The Breakdown That Shifted NASDAQ Momentum
The hourly structure shows a clear rejection near 24,200, followed by a sharp move lower that broke below 23,800. This level had acted as a short-term support area, and its loss signals a deterioration in price structure.
The sequence of higher lows has now been interrupted, with price transitioning into a weaker formation. The failure to sustain above 23,800 suggests that buyers are no longer able to defend the previous range effectively.
A Fragile Range Now Under Pressure
Price is currently attempting to stabilize between 23,600 and 23,800 - a zone that now defines the immediate structure. Technical signals remain weak across the board:
- RSI holding between 39 and 49, indicating lack of strength
- Price positioned between the middle and lower Bollinger Bands
- Parabolic SAR signaling a downward trend
- Market Profile Point of Control near 24,130 acting as resistance
If the 23,600 level fails, the chart points toward 23,300 as the next downside area, with further extension possible toward 23,000 and 22,700.
Recent NASDAQ technical setups show similar behavior, where rebounds stall below resistance and fail to reverse the trend decisively.
Resistance Stacked Above the NASDAQ Market
On the upside, recovery attempts face layered resistance. The 23,800 level now acts as the first barrier, followed by 24,000. The 24,130-24,200 zone stands out as the strongest resistance cluster, aligning with both the recent rejection and the volume-based equilibrium area. Unless price reclaims this region, the broader structure remains under pressure.
The NASDAQ rebound that stalled below 23,200 after bouncing from 22,800 is a useful reference point - the current setup follows a similar logic, where momentum fades before any meaningful recovery can take hold.

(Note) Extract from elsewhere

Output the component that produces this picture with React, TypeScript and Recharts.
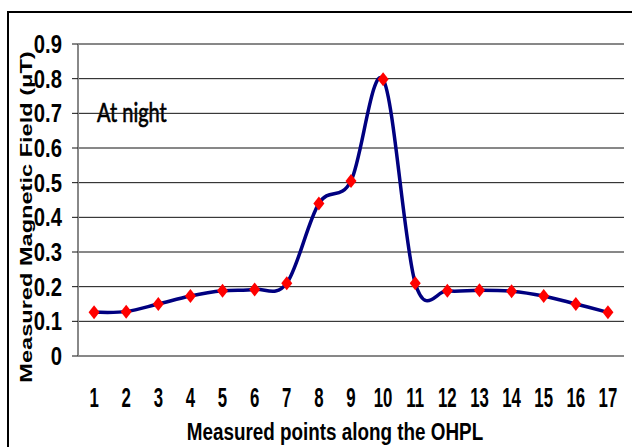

Structure Tilts Toward Sellers
The current formation reflects a shift away from upward momentum into a more fragile structure. Price action is no longer forming higher highs, and the breakdown below key levels suggests sellers are gaining control.
The ongoing consolidation near 23,600-23,800 resembles patterns where weak demand leads to continuation rather than reversal.
The prior stall near 23,600 lows as the weak bounce lost steam is consistent with what's playing out now. Unless the NASDAQ reclaims 24,000 and builds acceptance above it, the market remains vulnerable to further downside extensions.